I know this is a bit of an essay but I think it is important to set out very clearly what is going on with the consultation about Lightburn Hospital.
The last Labour-LibDem administration in Holyrood set up a process, in 2010, to manage proposals from Health Boards for changes in services.
That is the process that is being followed now. It is designed to let the Health Board do its job of making proposals for changes to services, including engagement and consultation with local people, and to let the Scottish Health Council do its job in overseeing the process.
The job of the Health Board is to make final proposals to the Government about any Major Service Changes, once these have been through the consultation process.
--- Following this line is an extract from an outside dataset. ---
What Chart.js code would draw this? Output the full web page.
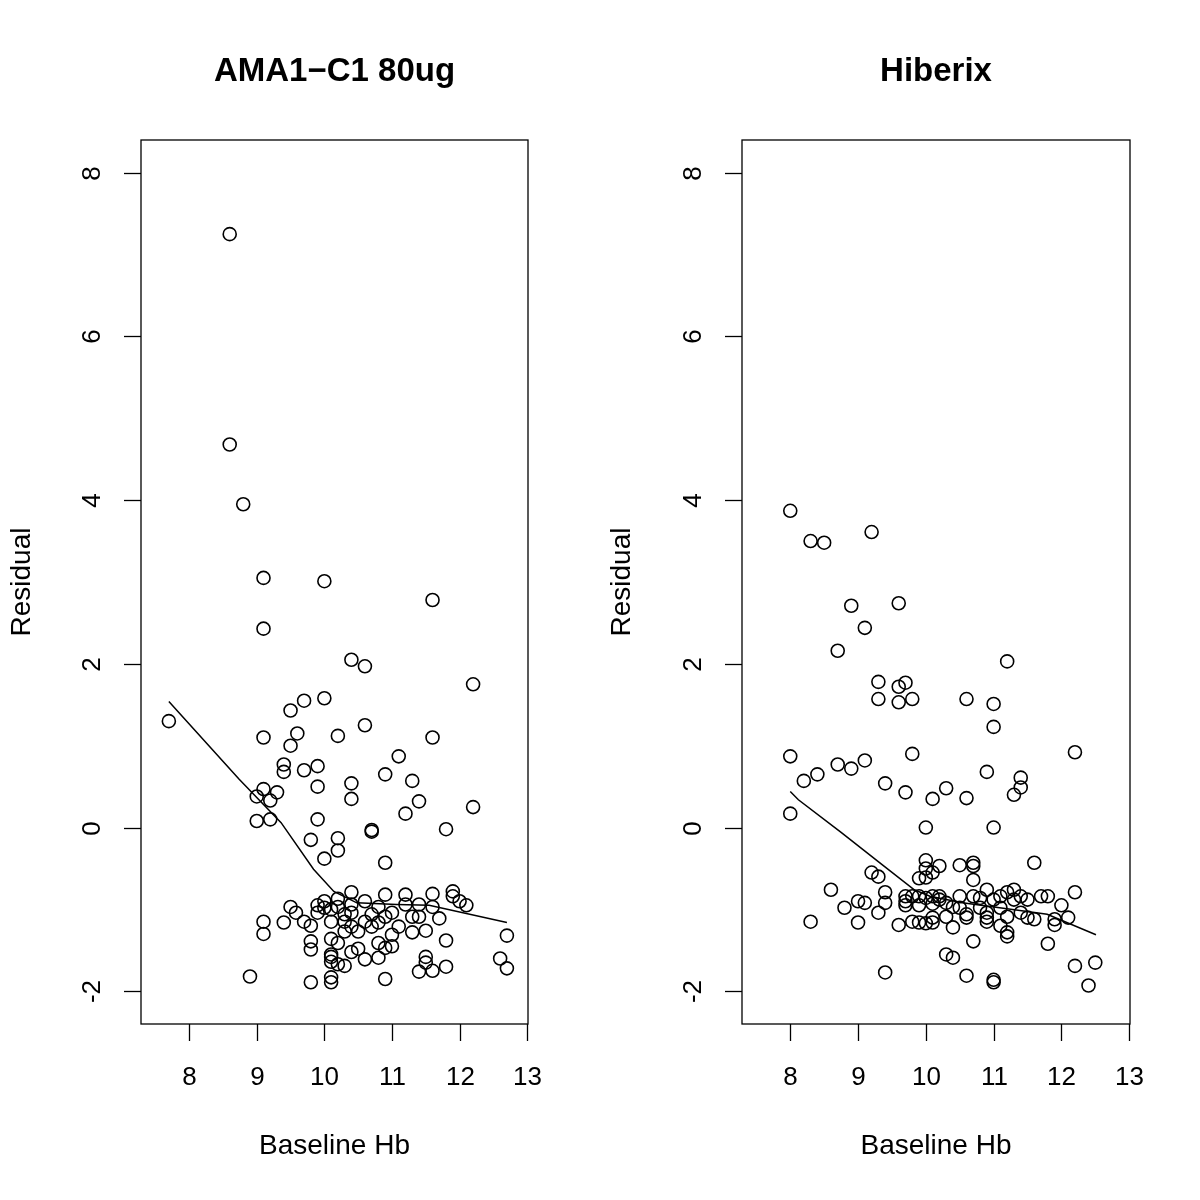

Once the Health Board has presented them to her, the Health Secretary then makes a decision on the final proposals.
There is no point in the Health Secretary intervening earlier, because she needs to see the full final details of the proposals the Health Board is making, its reasons for wanting to make those changes and the results of the public consultation process.
At the moment the Health Board doesn't even have a final proposal. It's not clear what services they want to move, and to where, and they keep changing their mind on this and on the reasons why they want to make these changes.
The process works.
In 2011, when the Health Board presented proposals to Nicola Sturgeon, who was then the Health Secretary, she refused to accept them. Her decision was based on the input from local people to the consultation process.
The first set of proposals the Health Board made last year argued that the changes to Lightburn didn't constitute a Major Service Change. If this was the case, it would mean that they wouldn't have to go to the Government for approval.
Under pressure from me and other campaigners, the Scottish Health Council did its job. It intervened, overruled the Health Board and deemed the Lightburn changes a Major Service Change.
That is why we are now entering a three-month consultation phase following on from the engagement process that happened last year.
And that is why it is important that as many local people and organisations as possible make their submissions to the Health Board so that the Health Secretary can see that Lightburn has the full support of the local community.
A tweet from Anas Sarwar just doesn't cut it – not when it's up against detailed analysis and arguments from the Health Board.
That's why I took the time to put together an 11-page document arguing in detail why the Health Board's proposals are a mistake and shouldn't go ahead. My submission thoroughly reviewed the Health Board's case in the context of the needs of the local community and in the light of Scottish Government statements, policies and strategies for health and social care.
In December, I also sent in a detailed set of questions under Freedom of Information legislation and I will be using the Board's response to that in my ongoing analysis.
And as you can see from the graphic below, which shows who has submitted what to them (taken from the Health Board's website), some of us made more effort than others to engage in this process.
I'd encourage everyone with an interest to take meaningful part in this consultation process, to give the Heath Secretary good reason to overrule the Health Board when the time comes.
Let's leave the soundbites to others.